His father, Thomas Arnold, headmaster of Rugby, was a scholar of history, an expert on Thucydides. He was a contemporary of John Keble, the founder of the Oxford Movement. Thomas Arnold's vigorous activist brand of Christianity rather ran counter to the Oxford Movement. Matt had the disadvantage of never escaping the schoolmaster. The family had a vacation house in the Lake District. Friendships with Wordsworth and other poets were important to family members.

Matthew Arnold troubled his parents by seeming to never be serious. Sent to Winchester he was unpopular and set fire to his own gun. He returned to Rugby for the fifth and sixth forms. The boys considered him to be cool, detached. He gained entry to Baliol and, notwithstanding a second-class degree, won a Fellowship to Oriel.

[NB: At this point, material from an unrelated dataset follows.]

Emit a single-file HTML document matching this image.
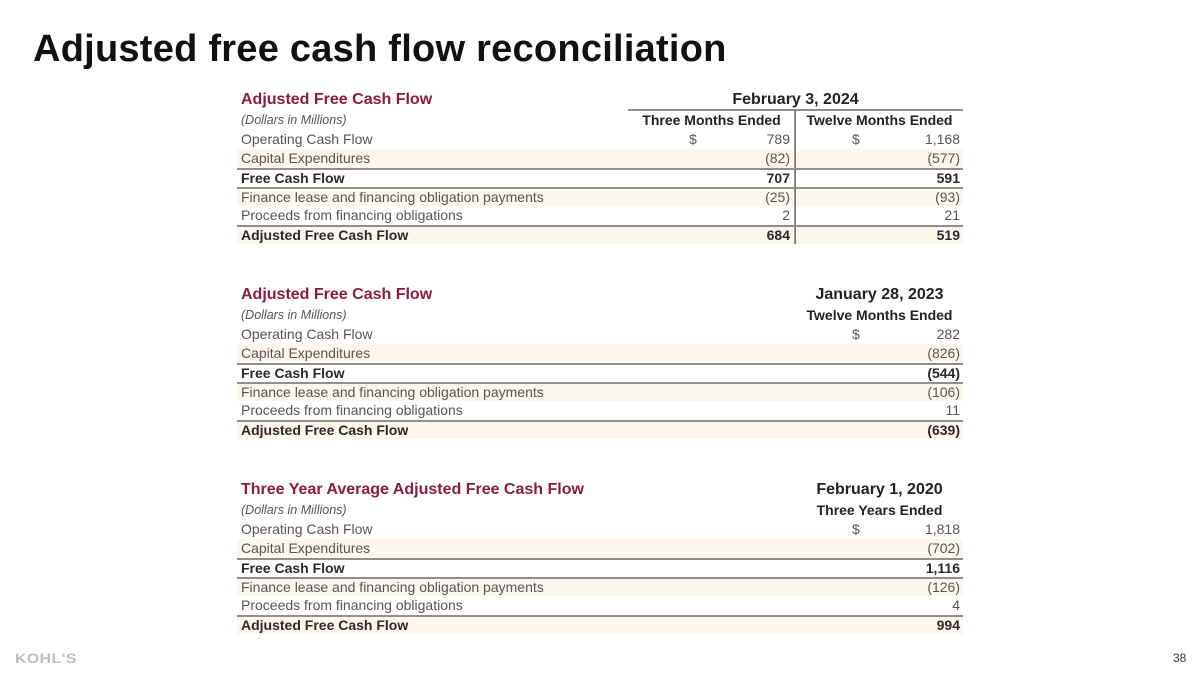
<!DOCTYPE html>
<html>
<head>
<meta charset="utf-8">
<style>
  html,body{margin:0;padding:0;background:#fff;}
  body{width:1200px;height:675px;position:relative;overflow:hidden;font-family:"Liberation Sans",sans-serif;}
  .title{position:absolute;left:33px;top:30px;font-size:38px;line-height:38px;font-weight:bold;color:#111;letter-spacing:0.25px;white-space:nowrap;}
  .tbl{position:absolute;left:0;width:1200px;height:160px;}
  .abs{position:absolute;white-space:nowrap;}
  .sec{left:241px;top:2px;font-size:16px;line-height:19px;font-weight:bold;color:#8c1c3c;}
  .date{font-size:16px;line-height:19px;font-weight:bold;color:#222;text-align:center;top:2px;}
  .hdr{font-size:14px;line-height:19px;font-weight:bold;color:#222;text-align:center;top:23px;}
  .dol{left:241px;top:23px;font-size:12.5px;line-height:19px;font-style:italic;color:#555;}
  .row{position:absolute;left:237px;width:726px;height:19px;font-size:14px;line-height:19px;color:#555;}
  .row.c{background:#fbf7ed;}
  .row.b{color:#2a2a2a;font-weight:bold;}
  .row.l{border-top:2px solid #8f8f8f;height:17px;line-height:17px;}
  .row span{position:absolute;white-space:nowrap;}
  .lab{left:4px;}
  .hline{position:absolute;height:2px;background:#8f8f8f;}
  .vline{position:absolute;width:1px;background:#777;border-left:1px solid #999;}
  .logo{position:absolute;left:15px;top:650px;font-size:14px;line-height:16px;font-weight:bold;color:#bdbdbd;letter-spacing:0.4px;transform:scaleX(1.13);transform-origin:left center;}
  .pg{position:absolute;left:1173px;top:650px;font-size:12px;line-height:16px;color:#333;}
</style>
</head>
<body>
<div class="title">Adjusted free cash flow reconciliation</div>

<!-- Table 1 -->
<div class="tbl" style="top:88px;">
  <div class="abs sec">Adjusted Free Cash Flow</div>
  <div class="abs date" style="left:628px;width:335px;">February 3, 2024</div>
  <div class="hline" style="left:628px;width:335px;top:21px;"></div>
  <div class="abs dol">(Dollars in Millions)</div>
  <div class="abs hdr" style="left:628px;width:167px;">Three Months Ended</div>
  <div class="abs hdr" style="left:796px;width:167px;">Twelve Months Ended</div>

  <div class="row" style="top:42px;"><span class="lab">Operating Cash Flow</span><span style="left:452px;">$</span><span style="right:173px;">789</span><span style="left:615px;">$</span><span style="right:3px;">1,168</span></div>
  <div class="row c" style="top:61px;"><span class="lab">Capital Expenditures</span><span style="right:173px;">(82)</span><span style="right:3px;">(577)</span></div>
  <div class="row b l" style="top:80px;"><span class="lab">Free Cash Flow</span><span style="right:173px;">707</span><span style="right:3px;">591</span></div>
  <div class="row c l" style="top:99px;"><span class="lab">Finance lease and financing obligation payments</span><span style="right:173px;">(25)</span><span style="right:3px;">(93)</span></div>
  <div class="row" style="top:118px;"><span class="lab">Proceeds from financing obligations</span><span style="right:173px;">2</span><span style="right:3px;">21</span></div>
  <div class="row c b l" style="top:137px;"><span class="lab">Adjusted Free Cash Flow</span><span style="right:173px;">684</span><span style="right:3px;">519</span></div>
  <div class="vline" style="left:794px;top:22px;height:134px;"></div>
</div>

<!-- Table 2 -->
<div class="tbl" style="top:283px;">
  <div class="abs sec">Adjusted Free Cash Flow</div>
  <div class="abs date" style="left:796px;width:167px;">January 28, 2023</div>
  <div class="abs dol">(Dollars in Millions)</div>
  <div class="abs hdr" style="left:796px;width:167px;">Twelve Months Ended</div>

  <div class="row" style="top:42px;"><span class="lab">Operating Cash Flow</span><span style="left:615px;">$</span><span style="right:3px;">282</span></div>
  <div class="row c" style="top:61px;"><span class="lab">Capital Expenditures</span><span style="right:3px;">(826)</span></div>
  <div class="row b l" style="top:80px;"><span class="lab">Free Cash Flow</span><span style="right:3px;">(544)</span></div>
  <div class="row c l" style="top:99px;"><span class="lab">Finance lease and financing obligation payments</span><span style="right:3px;">(106)</span></div>
  <div class="row" style="top:118px;"><span class="lab">Proceeds from financing obligations</span><span style="right:3px;">11</span></div>
  <div class="row c b l" style="top:137px;"><span class="lab">Adjusted Free Cash Flow</span><span style="right:3px;">(639)</span></div>
</div>

<!-- Table 3 -->
<div class="tbl" style="top:478px;">
  <div class="abs sec">Three Year Average Adjusted Free Cash Flow</div>
  <div class="abs date" style="left:796px;width:167px;">February 1, 2020</div>
  <div class="abs dol">(Dollars in Millions)</div>
  <div class="abs hdr" style="left:796px;width:167px;">Three Years Ended</div>

  <div class="row" style="top:42px;"><span class="lab">Operating Cash Flow</span><span style="left:615px;">$</span><span style="right:3px;">1,818</span></div>
  <div class="row c" style="top:61px;"><span class="lab">Capital Expenditures</span><span style="right:3px;">(702)</span></div>
  <div class="row b l" style="top:80px;"><span class="lab">Free Cash Flow</span><span style="right:3px;">1,116</span></div>
  <div class="row c l" style="top:99px;"><span class="lab">Finance lease and financing obligation payments</span><span style="right:3px;">(126)</span></div>
  <div class="row" style="top:118px;"><span class="lab">Proceeds from financing obligations</span><span style="right:3px;">4</span></div>
  <div class="row c b l" style="top:137px;"><span class="lab">Adjusted Free Cash Flow</span><span style="right:3px;">994</span></div>
</div>

<div class="logo">KOHL'S</div>
<div class="pg">38</div>
</body>
</html>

At this stage Matthew Arnold became a close friend of Arthur Clough. Thomas Arnold died around 1842. Five weeks prior to his death he had been visited by Carlyle. Carlyle's quality of wild fire excited young readers. In 1845 Matthew Arnold was poised between dandyism and melancholia. He was thinking seriously he might be a poet. The novels of George Sand appealed to him. Matthew acquired a patron, Lord Lansdowne. Lord Landsdowne had more than one factotum. He was Chancellor of the Exchequer. The Marquis was the last of a generation of remarkable statesment.

Matt journeyed to Thun, Switzerland to meet a mysterious woman, Marguerite, among other things. In the following year he courted Frances Wightman in London. He became an Inspector of Schools. His wedding ceremony took place at Teddington. His new life was hectic and obscure. In 1851 England had no system of state education. Arnold was one of twenty inspectors. He had a practice not to speak out against contemporaries although he thought Tennyson decorative, not penetrative. James Froude was a sympathetic reviewer of Arnold's poetry. He gained a five year Oxford Poetry Professorship. He wrote Rugby Chapel as a tribute to the memory of his father. In the 1860's Arnold built his reputation as a metropolitan savant.